I’d been looking for some time, and one night was wandering around a combination of subreddits and Google when my search strings brought back the Momokai website. Specifically, a product page for the Aurora macropad from Momokai. I’d never heard of Momokai, but damned if they didn’t make a reasonably priced product that checked every one of my boxes and then some. This thing looked to have build quality way above what I’d been seeing in the same budget. It was an all aluminum design, and I could see from the images online that it disassembled very easily for customization. It only came in anodized black aluminum, but I’ve painted metal parts for other projects, and I knew I could make this thing look perfect for my desk setup.
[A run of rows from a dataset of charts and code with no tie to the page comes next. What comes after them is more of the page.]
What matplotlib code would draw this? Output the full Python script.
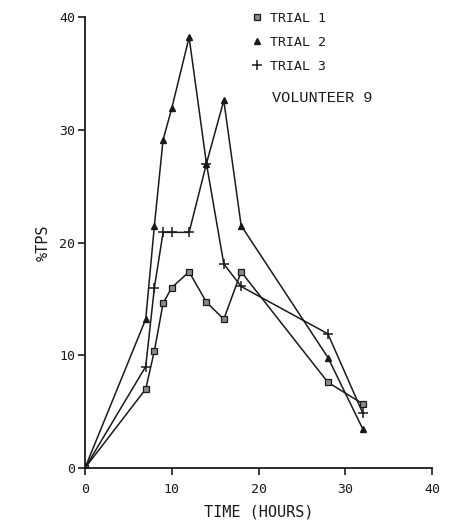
import matplotlib
matplotlib.use('Agg')
import matplotlib.pyplot as plt
from matplotlib.lines import Line2D

# hours after dosing
hours = [0, 7, 8, 9, 10, 12, 14, 16, 18, 28, 32]

# %TPS for the three trials (volunteer 9)
trial1 = [0, 7.0, 10.4, 14.6, 16.0, 17.4, 14.7, 13.2, 17.4, 7.6, 5.7]
trial2 = [0, 13.2, 21.5, 29.1, 31.9, 38.2, 27.0, 32.6, 21.5, 9.8, 3.5]
trial3 = [0, 9.0, 16.0, 20.9, 20.9, 20.9, 27.0, 18.1, 16.1, 11.9, 4.9]

xticks = [0, 10, 20, 30, 40]
yticks = [0, 10, 20, 30, 40]

ink = '#1a1a1a'
mono = 'DejaVu Sans Mono'

fig = plt.figure(figsize=(4.55, 5.29), dpi=100)
ax = fig.add_axes([85 / 455, 61 / 529, 347 / 455, 451 / 529])

ax.plot(hours, trial1, color=ink, lw=1.1, marker='s', ms=4.5,
        mfc='#8a8a8a', mec=ink, mew=0.9)
ax.plot(hours, trial2, color=ink, lw=1.1, marker='^', ms=4, mfc=ink, mec=ink)
ax.plot(hours, trial3, color=ink, lw=1.1, marker='+', ms=7, mew=1.1, mec=ink)

ax.set_xlim(0, 40)
ax.set_ylim(0, 40)
ax.set_xticks(xticks)
ax.set_yticks(yticks)
ax.spines['top'].set_visible(False)
ax.spines['right'].set_visible(False)
for s in ['left', 'bottom']:
    ax.spines[s].set_linewidth(1.3)
    ax.spines[s].set_color(ink)
ax.tick_params(direction='out', length=5, width=1.2, color=ink,
               labelsize=9.5, labelcolor=ink)
ax.tick_params(axis='y', pad=2)
ax.tick_params(axis='x', pad=6)
for lab in ax.get_xticklabels() + ax.get_yticklabels():
    lab.set_family(mono)

ax.set_xlabel('TIME (HOURS)', family=mono, fontsize=11, color=ink, labelpad=6)
ax.set_ylabel('%TPS', family=mono, fontsize=11, color=ink, labelpad=6)

handles = [
    Line2D([], [], ls='none', marker='s', ms=4.5, mfc='#8a8a8a', mec=ink, mew=0.9),
    Line2D([], [], ls='none', marker='^', ms=4, mfc=ink, mec=ink),
    Line2D([], [], ls='none', marker='+', ms=7, mew=1.1, mec=ink),
]
leg = ax.legend(handles, ['TRIAL 1', 'TRIAL 2', 'TRIAL 3'],
                loc='upper left', bbox_to_anchor=(0.48, 1.012), frameon=False,
                borderaxespad=0, borderpad=0,
                handlelength=0.8, handletextpad=0.6, labelspacing=0.85,
                prop={'family': mono, 'size': 9.5})
for t in leg.get_texts():
    t.set_color(ink)

ax.text(0.54, 0.82, 'VOLUNTEER 9', transform=ax.transAxes,
        family='Liberation Mono', fontsize=11, color=ink, va='center')

fig.savefig('out.png', dpi=100)
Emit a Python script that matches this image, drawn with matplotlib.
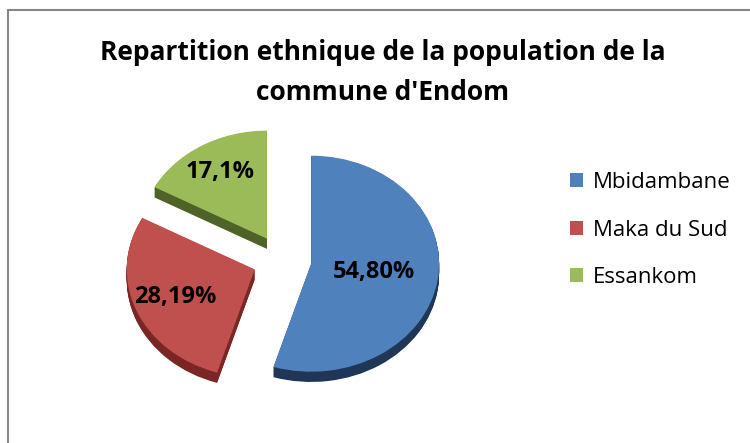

I ordered it, and then got to work. I did several coats of paint on the parts to carefully bring it from stock black to a matte white that looks perfect next to the keyboard. Using left over keycaps from my mechanical keyboard set makes it look like it belongs right next to it. Here are a few images of the product as it is out of the box, and then my customized beauty:
I’ve only just started to program the keys with shortcuts and macros. I want to do this slowly so that I build the muscle memory and make it a true productivity gain vs. just a fun little geek project. My first macro is a simple, but often used one. When I press #1, the macro executes keyboard shortcuts with millisecond pauses where needed to achieve the following workflow:
- Bring Microsoft Teams to front most focus.
- Toggle to the Chats pane of Teams.
- Start a new chat.
- Put the keyboard cursor focus in the Contact box for the chat.
That’s it. Once these steps happen in a matter of a second or two, no matter where I was on my computer, I’m now typing the name of the person I need to chat with and either starting a new chat or bringing up the existing chat thread. I use this many times a day in my work. It saves me both keystrokes and from getting distracted along the way. Sometimes my Cmd+Tab to Teams would land me in another channel or conversation that would take my focus away from chatting with the contact I need to talk to now for the task at hand.